- GIVEN TASK -
Leaving out every picture, copy the lines of the data exactly, from the first through the line containing "const lastDist = [8, 9, 17];".

- EXCERPTED DATA -

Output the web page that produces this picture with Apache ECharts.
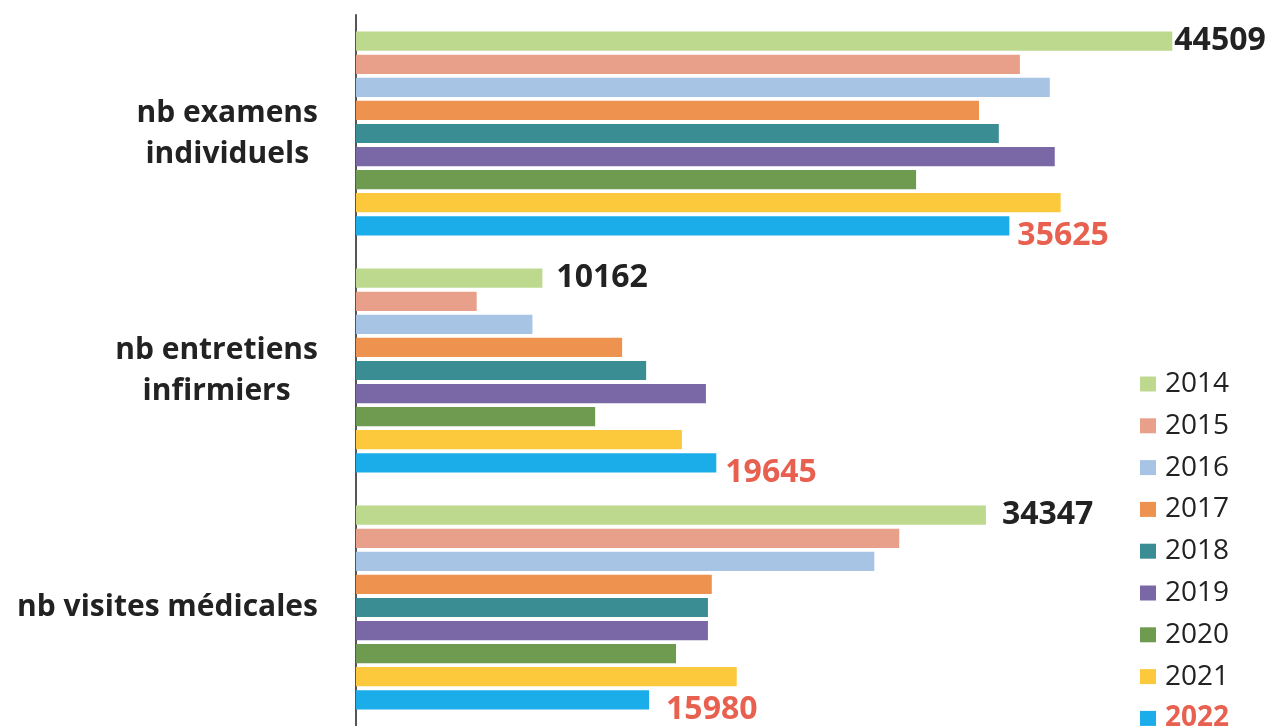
<!DOCTYPE html>
<html><head><meta charset="utf-8">
<script src="https://cdn.jsdelivr.net/npm/echarts@6/dist/echarts.min.js"></script>
<style>html,body{margin:0;padding:0;background:#fff}#c{width:1273px;height:726px}</style>
</head><body><div id="c"></div>
<script>
const categories = ['nb examens\nindividuels', 'nb entretiens\ninfirmiers', 'nb visites médicales'];
const years = ['2014','2015','2016','2017','2018','2019','2020','2021','2022'];
const v2014 = [44509, 10162, 34347];
const v2015 = [36200, 6580, 29620];
const v2016 = [37830, 9620, 28260];
const v2017 = [33970, 14510, 19400];
const v2018 = [35050, 15820, 19190];
const v2019 = [38100, 19080, 19190];
const v2020 = [30540, 13040, 17450];
const v2021 = [38420, 17770, 20760];
const v2022 = [35625, 19645, 15980];
const values = [v2014, v2015, v2016, v2017, v2018, v2019, v2020, v2021, v2022];
const colors = ['#bdd98e','#e8a08a','#a8c4e4','#ee934f','#3a8d92','#7a68a6','#6e9b50','#fcc83c','#1badea'];
const FONT = '"Open Sans"';
const firstDist = [2, 14, 16];
const lastDist = [8, 9, 17];

const series = years.map((y, i) => {
  const s = { name: y, type: 'bar', itemStyle: { color: colors[i] },
    barGap: '20%', barCategoryGap: '14%' };
  if (i === 0) {
    s.data = values[i].map((v, k) => ({ value: v, label: { distance: firstDist[k] } }));
    s.label = { show: true, position: 'right', color: '#222', fontFamily: FONT, fontWeight: 'bold', fontSize: 32 };
  } else if (i === years.length - 1) {
    s.data = values[i].map((v, k) => ({ value: v, label: { distance: lastDist[k] } }));
    s.label = { show: true, position: 'right', offset: [0, 10], color: '#e8604f', fontFamily: FONT, fontWeight: 'bold', fontSize: 32 };
  } else {
    s.data = values[i];
  }
  return s;
});

const chart = echarts.init(document.getElementById('c'));
chart.setOption({
  backgroundColor: '#fff',
  animation: false,
  grid: { left: 356, top: 15, width: 920, height: 711, containLabel: false },
  xAxis: { type: 'value', min: 0, max: 50000, show: false },
  yAxis: { type: 'category', data: categories, inverse: true,
    axisLine: { lineStyle: { color: '#555', width: 2 } },
    axisTick: { show: false },
    axisLabel: { margin: 38, formatter: v => v.split('\n').map(l => '{a|' + l + '}').join('\n'),
      rich: { a: { align: 'center', fontFamily: FONT, fontWeight: 'bold', fontSize: 30, color: '#222', lineHeight: 41 } } } },
  legend: { orient: 'vertical', left: 1140, top: 370, height: 420, padding: 0, itemWidth: 16, itemHeight: 15, itemGap: 13.8,
    icon: 'rect', data: years,
    formatter: n => n === '2022' ? '{r|' + n + '}' : '{n|' + n + '}',
    textStyle: { fontFamily: FONT, fontSize: 28,
      rich: { n: { fontFamily: FONT, fontSize: 28, color: '#222', padding: [0, 0, 0, 4] },
              r: { fontFamily: FONT, fontSize: 28, fontWeight: 'bold', color: '#e8604f', padding: [0, 0, 0, 4] } } } },
  series: series
});
</script></body></html>
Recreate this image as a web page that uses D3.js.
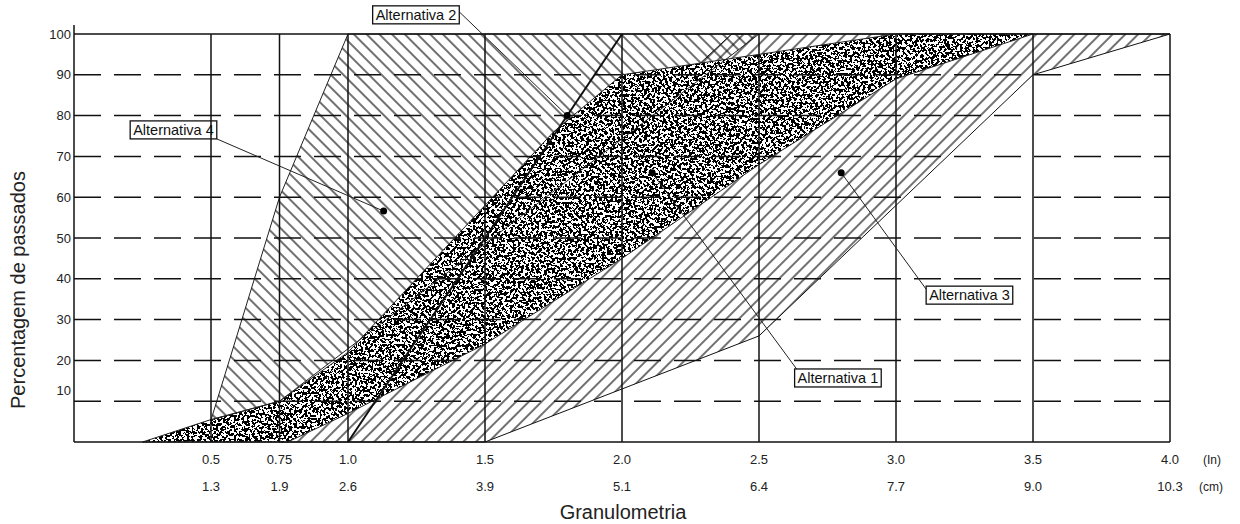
<!DOCTYPE html>
<html>
<head>
<meta charset="utf-8">
<script src="https://cdn.jsdelivr.net/npm/d3@7"></script>
<style>
  body { margin: 0; background: #fff; }
  svg { display: block; font-family: "Liberation Sans", Arial, sans-serif; }
</style>
</head>
<body>
<div id="chart"></div>
<script>
// tick values / labels
var inchTicks = [0.5, 0.75, 1.0, 1.5, 2.0, 2.5, 3.0, 3.5, 4.0];
var inchLabels = ["0.5", "0.75", "1.0", "1.5", "2.0", "2.5", "3.0", "3.5", "4.0"];
var cmLabels = ["1.3", "1.9", "2.6", "3.9", "5.1", "6.4", "7.7", "9.0", "10.3"];
var pctTicks = [10, 20, 30, 40, 50, 60, 70, 80, 90, 100];

// bands: [size (in), % passing]
var alt4Upper = [[0.5, 5.4], [0.75, 60], [1.0, 100]];
var alt4Lower = [[0.5, 5.4], [0.75, 10], [2.5, 100]];
var alt3Upper = [[0.75, 0], [1.5, 40], [2.0, 75], [2.4, 100]];
var alt3Lower = [[1.5, 0], [2.0, 13], [2.5, 26], [3.0, 58], [3.5, 90], [4.0, 100]];
var alt1Upper = [[0.25, 0], [0.5, 5.5], [0.75, 10], [1.0, 22], [1.25, 40], [1.5, 58], [1.75, 76], [2.0, 90], [2.5, 95], [3.0, 100], [3.5, 100]];
var alt1Lower = [[0.78, 0], [1.0, 7], [1.5, 24], [2.0, 45], [2.5, 68], [3.0, 89], [3.5, 100]];
var alt2Line = [[1.0, 0], [2.0, 100]];

// label texts, dot positions, label anchor (in, %)
var altNames = ["Alternativa 1", "Alternativa 2", "Alternativa 3", "Alternativa 4"];
var altDots = [[2.11, 66], [1.80, 80], [2.80, 66], [1.13, 56.6]];
var altLabelAt = [[2.63, 17.9], [1.09, 106.9], [3.11, 38.2], [0.205, 78.7]];

var W = 1240, H = 524;
var svg = d3.select("#chart").append("svg")
    .attr("width", W).attr("height", H);

var x = d3.scaleLinear().domain([0, 4]).range([74, 1170]);
var y = d3.scaleLinear().domain([0, 100]).range([442, 34]);

var defs = svg.append("defs");

function hatch(id, angle) {
  var p = defs.append("pattern")
      .attr("id", id)
      .attr("patternUnits", "userSpaceOnUse")
      .attr("width", 9).attr("height", 9)
      .attr("patternTransform", "rotate(" + angle + ")");
  p.append("line")
      .attr("x1", 1).attr("y1", -1).attr("x2", 1).attr("y2", 10)
      .attr("stroke", "#111").attr("stroke-width", 1.2);
}
hatch("back", -45);   // \\\ 
hatch("fwd", 45);     // ///

// stipple texture
var f = defs.append("filter")
    .attr("id", "stip")
    .attr("filterUnits", "userSpaceOnUse")
    .attr("x", 60).attr("y", 20).attr("width", 1130).attr("height", 440)
    .attr("color-interpolation-filters", "sRGB");
f.append("feTurbulence")
    .attr("type", "fractalNoise").attr("baseFrequency", 0.38)
    .attr("numOctaves", 3).attr("seed", 7).attr("result", "noise");
f.append("feColorMatrix")
    .attr("type", "matrix")
    .attr("values", "0 0 0 0 0  0 0 0 0 0  0 0 0 0 0  1 0 0 0 0");
f.append("feComponentTransfer")
  .append("feFuncA")
    .attr("type", "discrete")
    .attr("tableValues", "0 0 0 0 0 1 1 1 1 1");
f.append("feComposite")
    .attr("in2", "SourceGraphic").attr("operator", "in");

var line = d3.line().x(function(d){ return x(d[0]); }).y(function(d){ return y(d[1]); });

function band(up, low) {
  return line(up.concat(low.slice().reverse())) + "Z";
}

var g = svg.append("g");

// hatched bands
g.append("path").attr("d", band(alt4Upper, alt4Lower))
    .attr("fill", "url(#back)").attr("stroke", "none");
g.append("path").attr("d", band(alt3Upper, alt3Lower))
    .attr("fill", "url(#fwd)").attr("stroke", "#111").attr("stroke-width", 1);

// stippled band
var a1 = band(alt1Upper, alt1Lower);
g.append("path").attr("d", a1).attr("fill", "#fff");
g.append("path").attr("d", a1).attr("fill", "#000").attr("filter", "url(#stip)");
g.append("path").attr("d", a1).attr("fill", "none").attr("stroke", "#222").attr("stroke-width", 1);

g.append("path").attr("d", band(alt4Upper, alt4Lower))
    .attr("fill", "none").attr("stroke", "#222").attr("stroke-width", 1);

g.append("path").attr("d", line(alt2Line))
    .attr("fill", "none").attr("stroke", "#111").attr("stroke-width", 2);

// grid
var grid = svg.append("g");
grid.selectAll(".hg").data(pctTicks.filter(function(v){ return v < 100; }))
  .enter().append("line")
    .attr("x1", x(0)).attr("x2", x(4))
    .attr("y1", function(d){ return y(d); }).attr("y2", function(d){ return y(d); })
    .attr("stroke", "#111").attr("stroke-width", 1.5)
    .attr("stroke-dasharray", "27,13");
grid.selectAll(".vg").data(inchTicks)
  .enter().append("line")
    .attr("x1", function(d){ return x(d); }).attr("x2", function(d){ return x(d); })
    .attr("y1", y(100)).attr("y2", y(0))
    .attr("stroke", "#111").attr("stroke-width", 1.5);
grid.append("line").attr("x1", x(0)).attr("x2", x(4)).attr("y1", y(100)).attr("y2", y(100))
    .attr("stroke", "#111").attr("stroke-width", 1.5);
grid.append("line").attr("x1", x(0)).attr("x2", x(4)).attr("y1", y(0)).attr("y2", y(0))
    .attr("stroke", "#111").attr("stroke-width", 1.5);
grid.append("line").attr("x1", x(0)).attr("x2", x(0)).attr("y1", y(100) - 9).attr("y2", y(0))
    .attr("stroke", "#111").attr("stroke-width", 1.5);

// y tick labels
svg.append("g").selectAll("text").data(pctTicks)
  .enter().append("text")
    .attr("x", 71)
    .attr("y", function(d){ return y(d) + (d === 10 ? -11 : 0); })
    .attr("dy", "0.35em")
    .attr("text-anchor", "end")
    .attr("font-size", 13).attr("fill", "#222")
    .text(function(d){ return d; });

// x tick labels (in / cm)
var xt = svg.append("g").attr("font-size", 13).attr("fill", "#222").attr("text-anchor", "middle");
xt.selectAll(".in").data(inchTicks).enter().append("text")
    .attr("x", function(d){ return x(d); }).attr("y", 464)
    .text(function(d, i){ return inchLabels[i]; });
xt.selectAll(".cm").data(inchTicks).enter().append("text")
    .attr("x", function(d){ return x(d); }).attr("y", 491)
    .text(function(d, i){ return cmLabels[i]; });
xt.append("text").attr("x", 1203).attr("y", 464).attr("text-anchor", "start").attr("font-size", 12).text("(In)");
xt.append("text").attr("x", 1199).attr("y", 491).attr("text-anchor", "start").attr("font-size", 12).text("(cm)");

// axis titles
svg.append("text").attr("x", 623).attr("y", 519).attr("text-anchor", "middle")
    .attr("font-size", 20).attr("fill", "#222").text("Granulometria");
svg.append("text").attr("transform", "translate(25,290) rotate(-90)")
    .attr("text-anchor", "middle").attr("font-size", 20).attr("fill", "#222")
    .text("Percentagem de passados");

// callouts
var ann = svg.append("g");
altNames.forEach(function(name, i) {
  var lx = x(altLabelAt[i][0]), ly = y(altLabelAt[i][1]);
  var t = ann.append("text")
      .attr("x", lx + 3).attr("y", ly + 14)
      .attr("font-size", 14.5).attr("fill", "#111")
      .text(name);
  var bb = t.node().getBBox();
  var bx = bb.x - 3, by = ly, bw = bb.width + 6, bh = 18;
  var dx = x(altDots[i][0]), dy = y(altDots[i][1]);
  // leader start on the box edge nearest the dot
  var sx = dx > bx + bw ? bx + bw : bx;
  var sy = dy > by + bh ? by + bh : (dy < by ? by : by + bh / 2);
  if (i === 0) { sx = bx + 2; sy = by; }
  if (i === 2) { sx = bx; sy = by + 3; }
  if (i === 1) { sx = bx + bw; sy = by + 6; }
  ann.insert("line", "text")
      .attr("x1", sx).attr("y1", sy).attr("x2", dx).attr("y2", dy)
      .attr("stroke", "#222").attr("stroke-width", 1);
  ann.insert("rect", "text")
      .attr("x", bx).attr("y", by).attr("width", bw).attr("height", bh)
      .attr("fill", "none").attr("stroke", "#111").attr("stroke-width", 1.3);
  ann.append("circle").attr("cx", dx).attr("cy", dy).attr("r", 3.5).attr("fill", "#000");
});
</script>
</body>
</html>
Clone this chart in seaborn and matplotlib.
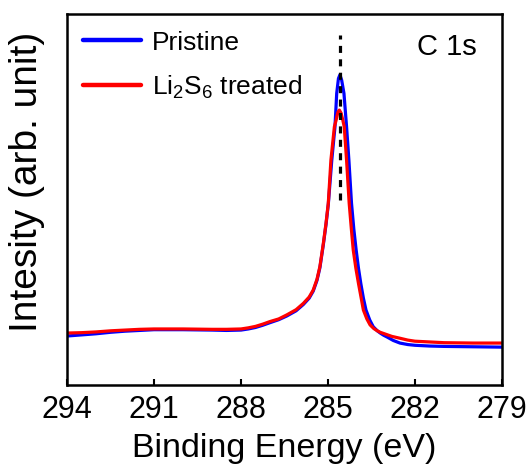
import matplotlib
matplotlib.use("Agg")
import matplotlib.pyplot as plt
import seaborn as sns
import pandas as pd
from matplotlib.lines import Line2D

# ---- data ----
pristine_energy = [294.0, 293.5, 293.0, 292.5, 292.0, 291.5, 291.0, 290.0, 289.0, 288.5,
                   288.0, 287.75, 287.5, 287.25, 287.0, 286.7, 286.42, 286.1, 285.85,
                   285.65, 285.51, 285.38, 285.28, 285.16, 285.07, 284.99, 284.87, 284.76,
                   284.70, 284.64, 284.59, 284.53, 284.45, 284.36, 284.28, 284.19, 284.11,
                   284.03, 283.95, 283.87, 283.78, 283.69, 283.56, 283.44, 283.3, 283.2,
                   283.08, 282.98, 282.75, 282.52, 282.25, 282.0, 281.5, 281.0, 280.0, 279.0]
pristine_intensity = [0.132, 0.135, 0.138, 0.142, 0.145, 0.147, 0.149, 0.149, 0.148, 0.147,
                      0.148, 0.151, 0.155, 0.161, 0.168, 0.176, 0.186, 0.200, 0.217,
                      0.234, 0.253, 0.282, 0.316, 0.379, 0.432, 0.487, 0.606, 0.696,
                      0.786, 0.826, 0.836, 0.822, 0.786, 0.696, 0.606, 0.490, 0.420,
                      0.364, 0.315, 0.274, 0.234, 0.202, 0.175, 0.157, 0.146, 0.140,
                      0.134, 0.130, 0.120, 0.113, 0.109, 0.107, 0.105, 0.104, 0.103, 0.102]

treated_energy = [294.0, 293.5, 293.0, 292.5, 292.0, 291.5, 291.0, 290.0, 289.0, 288.5,
                  288.0, 287.75, 287.5, 287.25, 287.0, 286.7, 286.42, 286.1, 285.85,
                  285.65, 285.51, 285.38, 285.28, 285.16, 285.07, 284.99, 284.90, 284.78,
                  284.72, 284.66, 284.61, 284.55, 284.49, 284.44, 284.36, 284.27, 284.2,
                  284.13, 284.04, 283.95, 283.86, 283.78, 283.66, 283.55, 283.42, 283.3,
                  283.2, 283.09, 282.8, 282.52, 282.25, 282.0, 281.5, 281.0, 280.0, 279.0]
treated_intensity = [0.140, 0.141, 0.143, 0.146, 0.148, 0.150, 0.151, 0.151, 0.150, 0.150,
                     0.151, 0.154, 0.158, 0.164, 0.171, 0.178, 0.189, 0.203, 0.220,
                     0.237, 0.256, 0.285, 0.319, 0.382, 0.435, 0.490, 0.606, 0.696,
                     0.714, 0.735, 0.741, 0.733, 0.714, 0.696, 0.606, 0.490, 0.425,
                     0.364, 0.315, 0.274, 0.236, 0.202, 0.178, 0.162, 0.152, 0.146,
                     0.142, 0.139, 0.131, 0.126, 0.121, 0.118, 0.116, 0.114, 0.113, 0.113]

series_names = ["Pristine", "Li$_2$S$_6$ treated"]
series_colors = ["#0000ff", "#ff0000"]
x_ticks = [294, 291, 288, 285, 282, 279]
peak_position = 284.6
peak_marker_range = [0.499, 0.943]

# ---- style ----
sns.set_theme(style="ticks")
plt.rcParams["font.family"] = ["Liberation Sans", "DejaVu Sans"]
plt.rcParams["mathtext.default"] = "regular"
plt.rcParams["text.color"] = "black"
plt.rcParams["axes.labelcolor"] = "black"
plt.rcParams["xtick.color"] = "black"
plt.rcParams["ytick.color"] = "black"

df = pd.concat([
    pd.DataFrame({"energy": pristine_energy, "intensity": pristine_intensity,
                  "sample": series_names[0]}),
    pd.DataFrame({"energy": treated_energy, "intensity": treated_intensity,
                  "sample": series_names[1]}),
], ignore_index=True)

fig = plt.figure(figsize=(5.31, 4.74), dpi=100)
ax = fig.add_axes([0.1262, 0.1878, 0.8192, 0.7827])

sns.lineplot(data=df, x="energy", y="intensity", hue="sample",
             palette=dict(zip(series_names, series_colors)),
             hue_order=series_names, estimator=None, sort=True,
             linewidth=2.3, legend=False, ax=ax)

ax.plot([peak_position, peak_position], peak_marker_range, color="black",
        linewidth=2.3, dashes=(2.2, 2.0), zorder=5)

ax.set_xlim(294, 279)
ax.set_ylim(0, 1)
ax.set_xticks(x_ticks)
ax.set_xticklabels([str(t) for t in x_ticks])
ax.set_yticks([])

for s in ax.spines.values():
    s.set_linewidth(1.8)
    s.set_color("black")

ax.tick_params(axis="x", direction="in", length=4.5, width=1.5, labelsize=22,
               pad=7, colors="black", labelcolor="black")
ax.tick_params(axis="y", left=False, labelleft=False)

ax.set_xlabel("Binding Energy (eV)", fontsize=24.5, labelpad=6, color="black")
ax.set_ylabel("Intesity (arb. unit)", fontsize=28, color="black")
ax.yaxis.set_label_coords(-0.05, 0.548)

handles = [Line2D([], [], color=c, linewidth=3.2, solid_capstyle="round")
           for c in series_colors]
leg = ax.legend(handles, series_names, loc="upper left", bbox_to_anchor=(0.036, 0.955),
                frameon=False, fontsize=19, handlelength=2.2, handletextpad=0.43,
                borderpad=0, borderaxespad=0, labelspacing=0.72)
for t in leg.get_texts():
    t.set_color("black")

ax.text(0.9425, 0.911, "C 1s", transform=ax.transAxes, ha="right", va="center",
        fontsize=21, color="black")

fig.savefig("out.png", dpi=100)
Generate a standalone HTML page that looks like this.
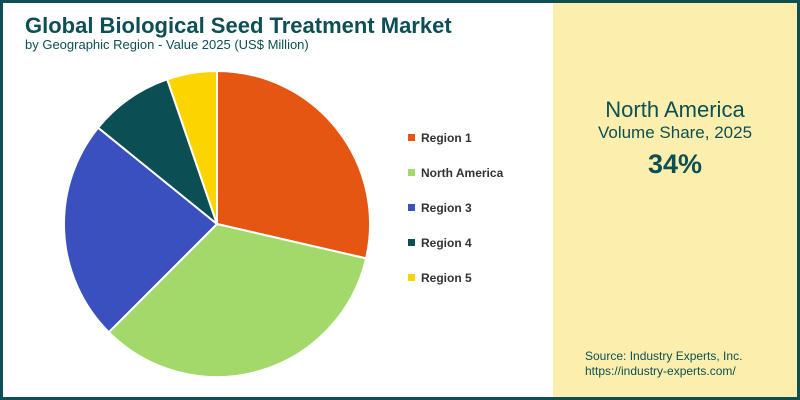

- FINAL ANSWER -
Output the web page that produces this picture with Apache ECharts.
<!DOCTYPE html>
<html><head><meta charset="utf-8">
<script src="https://cdn.jsdelivr.net/npm/echarts@6/dist/echarts.min.js"></script>
<style>html,body{margin:0;padding:0;background:#fff}#c{width:1273px;height:726px}</style>
</head><body><div id="c"></div>
<script>
const categories = ['nb examens\nindividuels', 'nb entretiens\ninfirmiers', 'nb visites médicales'];
const years = ['2014','2015','2016','2017','2018','2019','2020','2021','2022'];
const v2014 = [44509, 10162, 34347];
const v2015 = [36200, 6580, 29620];
const v2016 = [37830, 9620, 28260];
const v2017 = [33970, 14510, 19400];
const v2018 = [35050, 15820, 19190];
const v2019 = [38100, 19080, 19190];
const v2020 = [30540, 13040, 17450];
const v2021 = [38420, 17770, 20760];
const v2022 = [35625, 19645, 15980];
const values = [v2014, v2015, v2016, v2017, v2018, v2019, v2020, v2021, v2022];
const colors = ['#bdd98e','#e8a08a','#a8c4e4','#ee934f','#3a8d92','#7a68a6','#6e9b50','#fcc83c','#1badea'];
const FONT = '"Open Sans"';
const firstDist = [2, 14, 16];
const lastDist = [8, 9, 17];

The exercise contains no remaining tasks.